The state’s Business Council urged the board to use caution, though, before deciding to raise wages for just one segment of the food industry. The Council’s Ken Pokalsky says it could cause confusion among the growing number of businesses who include a convenience store, a gas station, and a fast food franchise all at the same location.
“Are you going to adopt a wage order saying a cashier at one location is going to be subject to a significantly different wage order than the one across the hall?” Pokalsky asked
The Business Council, which does not have any fast food companies among its membership of largely manufacturing firms, says the vast majority of its members pay more than the minimum wage to workers.
But Pokalsky says economically troubled upstate New York is not Los Angeles, or Seattle Washington, and a 60% increase in the minimum wage all at once, equivalent to an additional $14,000 per year per worker, could lead to layoffs and business closures.
“We do not believe this sector which is a fairly thin profit market sector, can absorb that,” Pokalsky said.
The business group also believes it would be better to let the legislature set the wages, as it has done for over 50 years. He says when the governor and lawmakers raised the minimum wage two years, ago, they also had the authority to offer small businesses a tax credit to help them afford the higher wages.

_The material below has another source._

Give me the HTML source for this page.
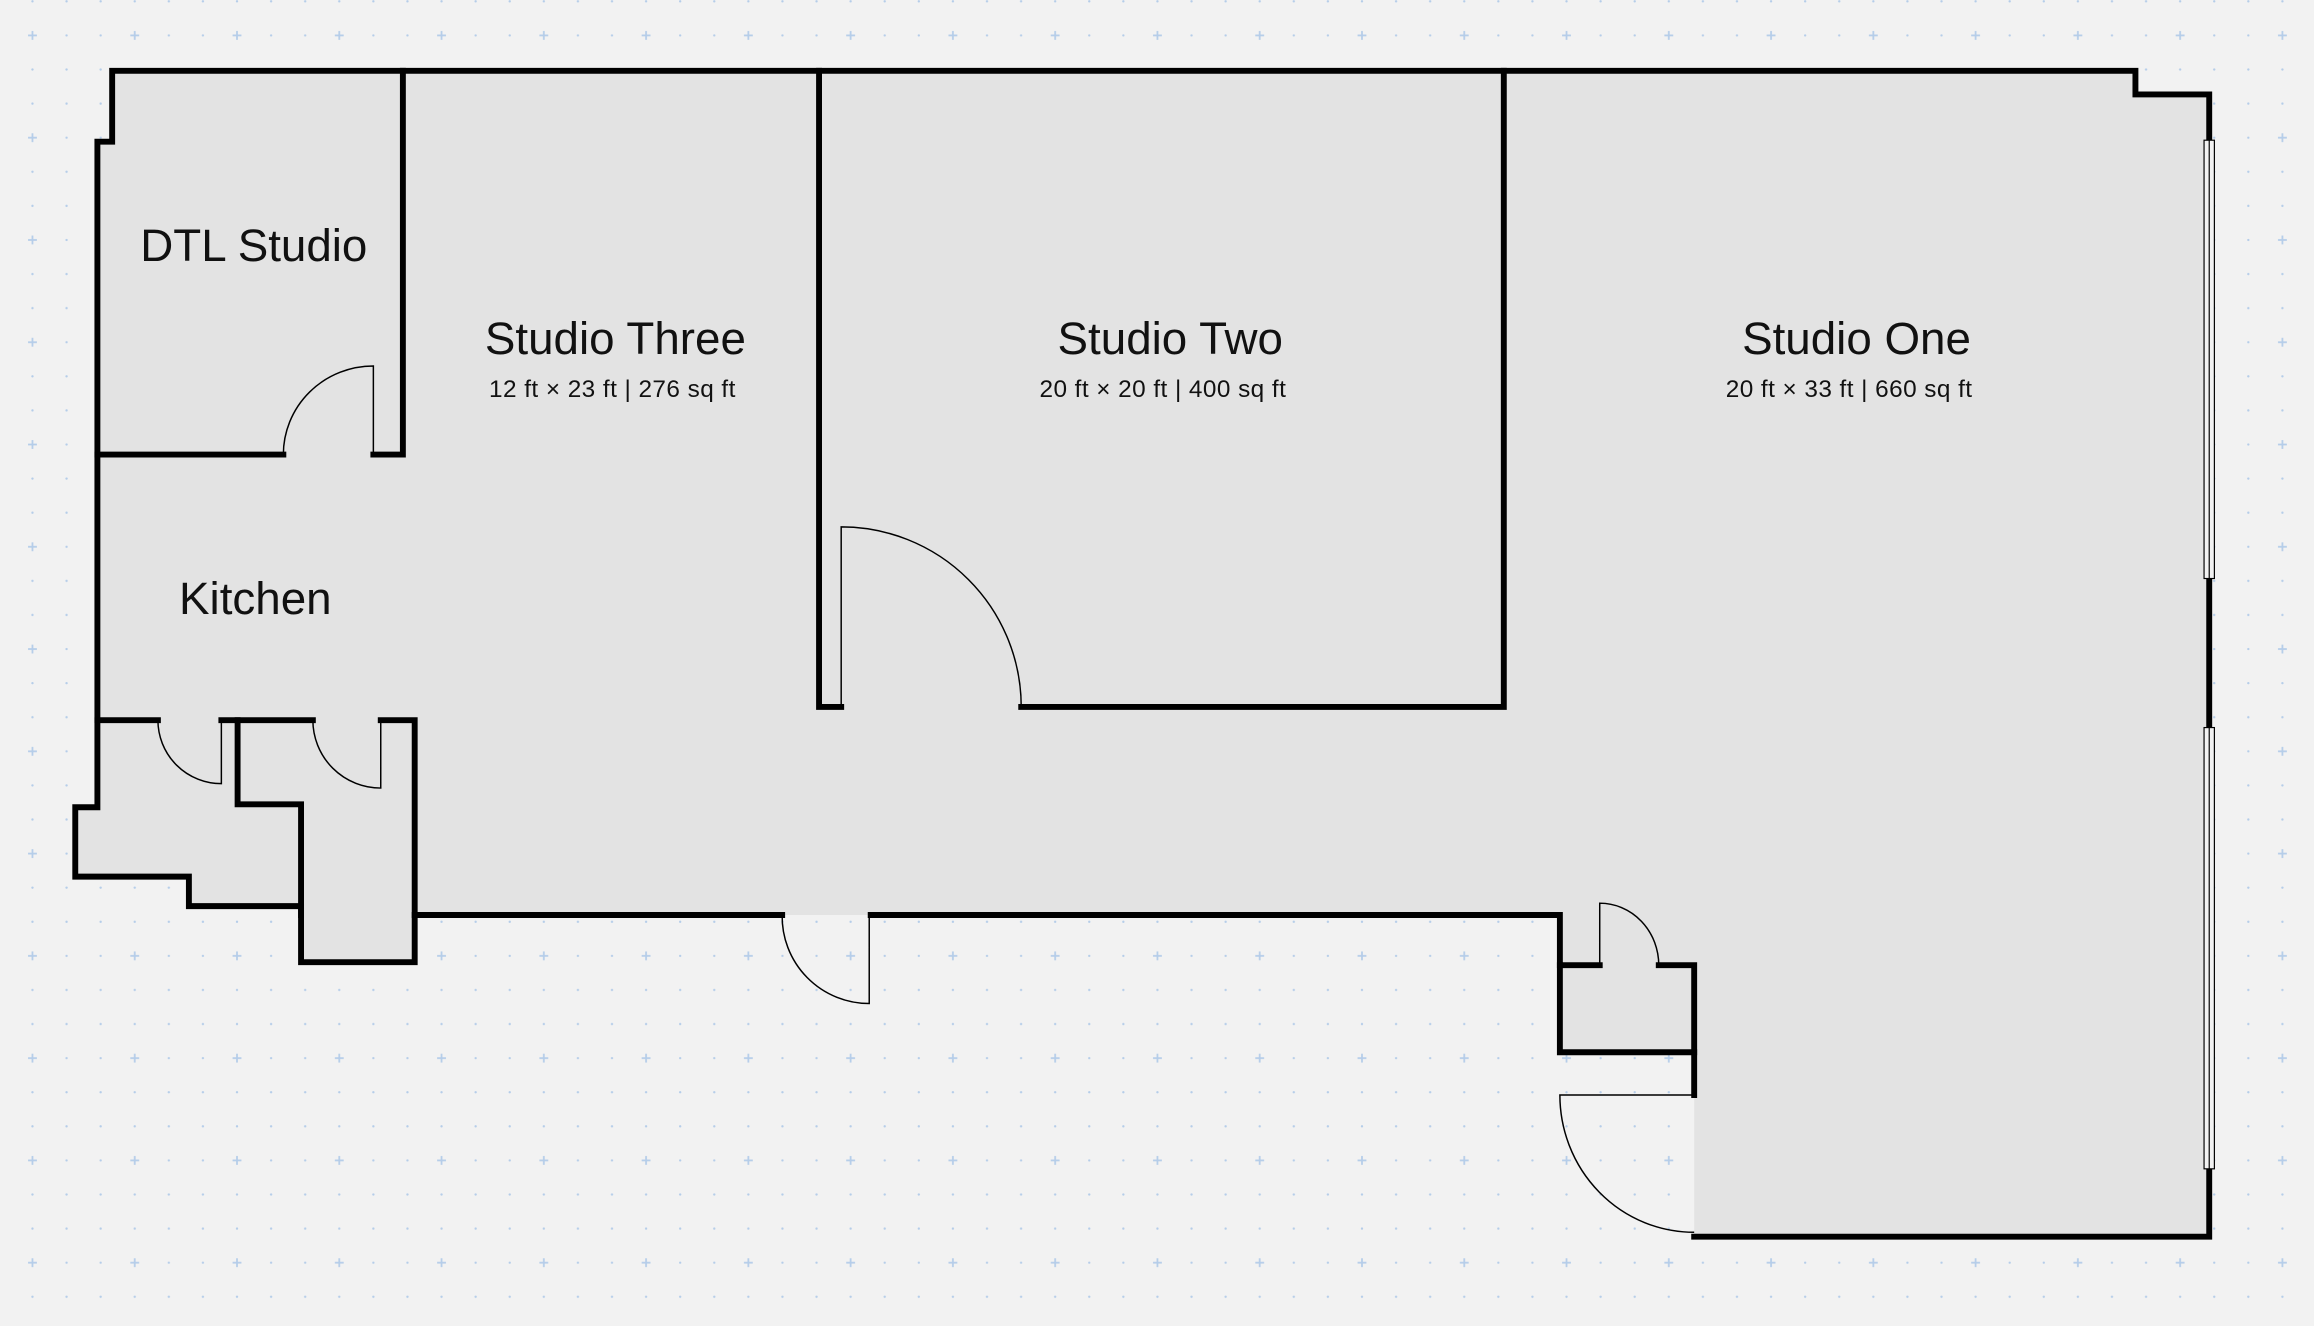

The wage board does not have those powers.
Wage board member Mike Fishman, with the health care workers union SEIU, pointed out that the governor convened the wage board because the measure was stalled in the Republican led State Senate.
Fishman and Buffalo Mayor Byron Brown, who is also on the wage board, seemed largely sympathetic to the plight of the fast food workers.
Cuomo appointed a similar board to examine raising the minimum wage for tipped workers, and that board ultimately decided to increase their wages.